For sixteen-year-old Charlotte Reynolds, aka Charlie, being raised by a single dad and three older brothers has its perks. She can outrun, outscore, and outwit every boy she knows—including her longtime neighbor and honorary fourth brother, Braden. But when it comes to being a girl, Charlie doesn't know the first thing about anything. So when she starts working at chichi boutique to pay off a speeding ticket, she finds herself in a strange new world of makeup, lacy skirts, and BeDazzlers. Even stranger, she's spending time with a boy who has never seen her tear it up in a pickup game.

To cope with the stress of faking her way through this new reality, Charlie seeks late-night refuge in her backyard, talking out her problems with Braden by the fence that separates them. But their Fence Chats can't solve Charlie's biggest problem: she's falling for Braden. Hard. She knows what it means to go for the win, but if spilling her secret means losing him for good, the stakes just got too high.

My thoughts…

This is my first Kasie West read/audio it was cute and very predictable.

Sixteen-year-old Charlie (Charlotte) is a classic tomboy being raised by her father and three older brothers, and her fourth brother and neighbor Braden. Charlie's mother died tragically in a car accident when she was six years old leaving her with nightmares and questions after all these years. To avoid the nightmares Charlie exhausts herself throughout the day by running and playing sports with her four brothers. On the nights that Charlie can’t sleep she goes out to the backyard hoping the fresh air will relax her. Braden is there on the other side of the fence trying to deal with his family difficulties. They develop a routine by meeting at the fence and talking to each other during the night, they keep those conversation to themselves during the day. Her family doesn’t know about the fence chats.

Charlie’s father isn’t sure how to raise a daughter and he wants to do it right, he basically reads a book trying to get information. Charlie has no idea, when they have their talks he tells her a co-worker gave him suggestions. The said co-worker is fake, her name is the same as the authors. Charlie sees how uncomfortable her father is talking about ‘girly issues’ that she doesn’t want to burden him with her feelings about the make-up, lacy skirts and having female friends who don’t play sports. She also hides that she is doing make-up modeling from her father.
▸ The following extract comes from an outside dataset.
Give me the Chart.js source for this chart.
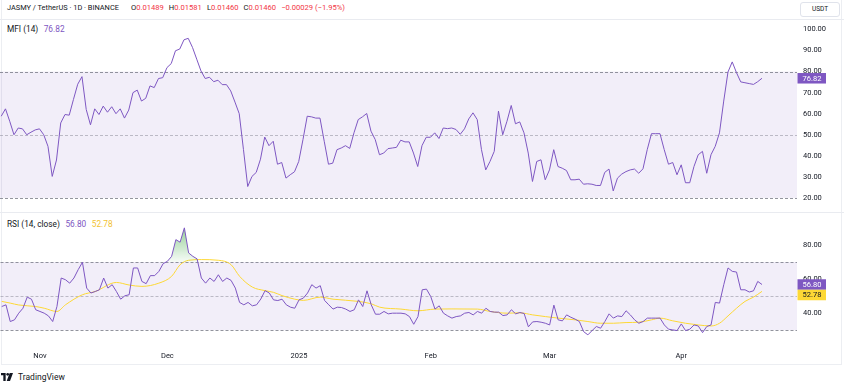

I enjoyed the relationship she had with her father, brothers and Braden, their rough-housing, teasing, silliness, and their overprotective nature towards Charlie. Her brother Gage and Braden were closer in age to Charlie and their banter was fun to read.

I didn’t care for the fact that Charlie felt like she was plain and just one of the boys. She didn’t believe it or understand it when her female friends and boss told her she was beautiful and asked her to be their make-up model. That is one thing that really irritates me in books. I did like her character development, she grew as the story progressed.

I didn’t care for the ending, it just ended. I felt like there should have been more. This month I will be reading The Fill-In Boyfriend, also by Kasie West, hopefully I’ll enjoy that book more.

Happy Reading -J

1 comment:

  1. I have only read one Kasey West book and thought it was just ok. I had really expected to love it. It is hard to fall in love with a predictable book. Great review!